The "query.fa" containing the query sequences in FASTA format.
The python script "unaligned.py", which is in scripts/ folder.
The binary code of AC-DIAMOND.

Commands

Commands are issued as the first parameter on the command line and set the task to be run by the program.

Command	Description
makedb	Create AC-DIAMOND formatted reference database from a FASTA input file.
align	Align translated DNA query sequences against a protein reference database.
view	Generate formatted output from DAA files.

Makedb options

Option	Short	Default	Description
--threads	-p	max	Number of CPU threads.
--in			Path to protein reference database file in FASTA format (may be gzip compressed).
--db	-d		Path to AC-DIAMOND database file.
--block-size	-b	4	Block size in billions of sequence letters to be processed at a time.
--sensitive			Build the index, which will be used in the sensitive-1 or sensitive-2 modes.

General options

Option	Short	Default	Description
--threads	-p	max	Number of CPU threads.
--db	-d		Path to AC-DIAMOND database file (not including the file extension).
--query	-q		Path to query input file in FASTA or FASTQ format (may be gzip compressed).
--query-block-size	-z	6	query sequence block size in billions of letters
--daa	-a		Path to output file in DAA format (extension .daa will be appended).

Scoring & Reporting Options

Option	Short	Default	Description
--gapopen		11	Gap open penalty.
--gapextend		1	Gap extension penalty.
--matrix		BLOSUM62	Scoring matrix.
--max-target-seqs	-k	25	The maximum number of target sequences per query to keep alignments for.
--top			Keep alignments within the given percentage range of the top alignment score for a query (overrides –max-target-seqs option).
--evalue	-e	0.001	Maximum expected value to keep an alignment.
--min-score			Minimum bit score to keep an alignment. Setting this option will override the --evalue parameter.

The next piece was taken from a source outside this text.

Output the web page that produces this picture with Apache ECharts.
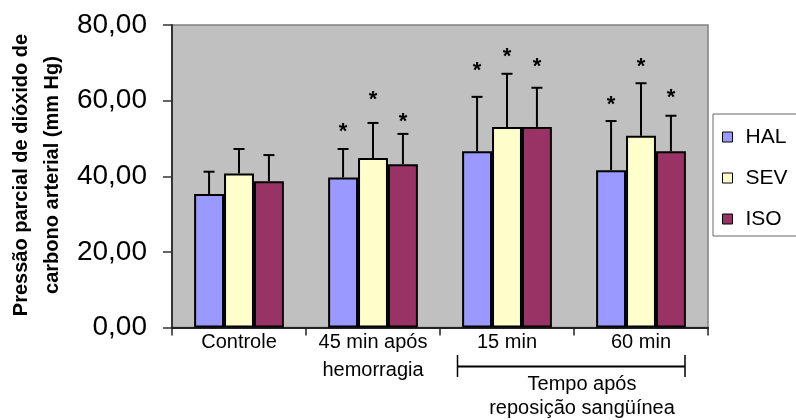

Memory & performance options

Option	Short	Default	Description
--tmpdir	-t	/dev/shm	Directory to be used for temporary storage.

View options

Option	Short	Default	Description
--daa	-a		Path to input file in DAA format.
--out	-o		Path to output file.
--outfmt	-f		Format of output file. (tab = BLAST tabular format; sam = SAM format)
--compress		0	Compression for output file (0=none, 1=gzip).